# River meets the river



## River123 (Jul 12, 2015)

I took River on a 5 mile river trip in the canoe. We had 12 people and 2 dogs going on the canoe/camping trip. He did amazing. He's 15 weeks old. He slept half the time. We had his life jacket on the whole time. He didn't seem to mind it, but the water was to cold for him. After he figured out he was safe going down the small but rocky Rapids he sat on my lap and watched us go down them. We took him camping too. The camp site is about 3 and a half hours from my house. I was surprised he did so good. Does anybody else take there dogs camping or canoeing?


----------



## Cooperpooperscooper (Jan 25, 2015)

We take Cooper camping. We have not gone backpacking with him yet. Thats the next adventure. Cooper loves camping. Cooper also loves water, so if there is a creek or a river, he is super happy.
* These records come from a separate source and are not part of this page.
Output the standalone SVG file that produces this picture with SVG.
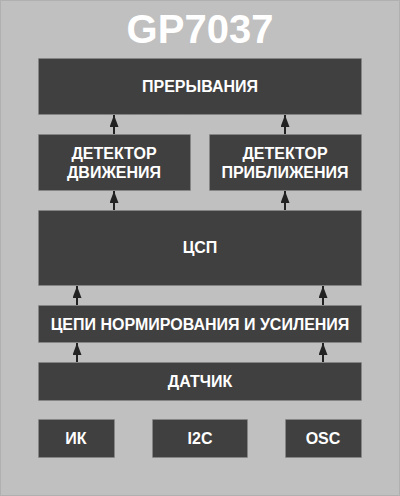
<svg xmlns="http://www.w3.org/2000/svg" width="400" height="496" viewBox="0 0 400 496">
<defs>
<marker id="ah" markerWidth="12" markerHeight="9" refX="12" refY="4.5" orient="auto" markerUnits="userSpaceOnUse" viewBox="0 0 12 9">
<path d="M0,0 L12,4.5 L0,9 Z" fill="#222"/>
</marker>
</defs>
<style>
.b{fill:#404040;stroke:#8a8a8a;stroke-width:1;stroke-dasharray:1 1}
.t{fill:#fff;font-family:"Liberation Sans",Arial,sans-serif;font-weight:bold;font-size:16px;text-anchor:middle}
.c line{stroke:#222;stroke-width:2}
</style>
<rect width="400" height="496" fill="#c0c0c0"/>
<rect x="0.5" y="0.5" width="399" height="495" fill="none" stroke="#b0b0b0"/>
<text x="200" y="43" style="fill:#fff;font-family:'Liberation Sans',Arial,sans-serif;font-weight:bold;font-size:40px;text-anchor:middle">GP7037</text>
<g id="n1"><rect class="b" x="38.5" y="58.5" width="323" height="56"/><text class="t" x="200" y="92">ПРЕРЫВАНИЯ</text></g>
<g id="n2"><rect class="b" x="38.5" y="134.5" width="152" height="56"/><text class="t" x="114" y="159">ДЕТЕКТОР</text><text class="t" x="114" y="178">ДВИЖЕНИЯ</text></g>
<g id="n3"><rect class="b" x="209.5" y="134.5" width="152" height="56"/><text class="t" x="285" y="159">ДЕТЕКТОР</text><text class="t" x="285" y="178">ПРИБЛИЖЕНИЯ</text></g>
<g id="n4"><rect class="b" x="38.5" y="210.5" width="323" height="75"/><text class="t" x="200" y="253">ЦСП</text></g>
<g id="n5"><rect class="b" x="38.5" y="305.5" width="323" height="37"/><text class="t" x="200" y="330">ЦЕПИ НОРМИРОВАНИЯ И УСИЛЕНИЯ</text></g>
<g id="n6"><rect class="b" x="38.5" y="362.5" width="323" height="38"/><text class="t" x="200" y="387">ДАТЧИК</text></g>
<g id="n7"><rect class="b" x="38.5" y="419.5" width="76" height="38"/><text class="t" x="76" y="444">ИК</text></g>
<g id="n8"><rect class="b" x="152.5" y="419.5" width="95" height="38"/><text class="t" x="200" y="444">I2C</text></g>
<g id="n9"><rect class="b" x="285.5" y="419.5" width="76" height="38"/><text class="t" x="323" y="444">OSC</text></g>
<g class="c" id="connectors">
<line x1="114" y1="134" x2="114" y2="115" marker-end="url(#ah)"/>
<line x1="285" y1="134" x2="285" y2="115" marker-end="url(#ah)"/>
<line x1="114" y1="210" x2="114" y2="191" marker-end="url(#ah)"/>
<line x1="285" y1="210" x2="285" y2="191" marker-end="url(#ah)"/>
<line x1="77" y1="305" x2="77" y2="286" marker-end="url(#ah)"/>
<line x1="323" y1="305" x2="323" y2="286" marker-end="url(#ah)"/>
<line x1="77" y1="362" x2="77" y2="343" marker-end="url(#ah)"/>
<line x1="323" y1="362" x2="323" y2="343" marker-end="url(#ah)"/>
</g>
</svg>
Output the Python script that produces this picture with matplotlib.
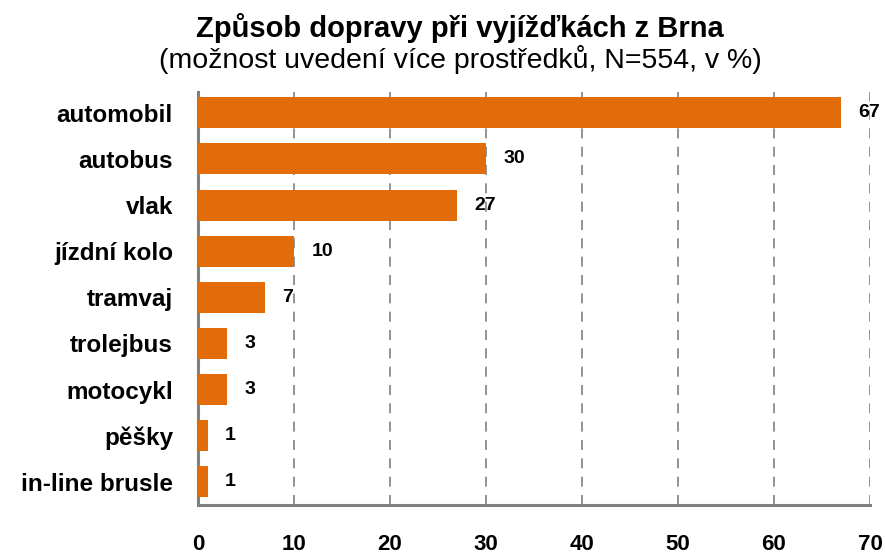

Cooper is a year old.


----------



## Canadian Expy (Feb 27, 2013)

We just got back from a 2 week camping trip - part of it was canoe tripping, the other part was car camping. Our boy was in heaven! He swam, hiked over 40 km, but I think his most favourite thing was sleeping with us (normally he is on his dog bed beside our bed). He didn't even want to get out of bed in the morning, the dog that is normally up with the birds!

Our new gear addition for car camping this year was the "camp couch" which to my amazement, my husband found and recommended. Aspen approves - laying on the cold hard ground = Vizsla abuse.


----------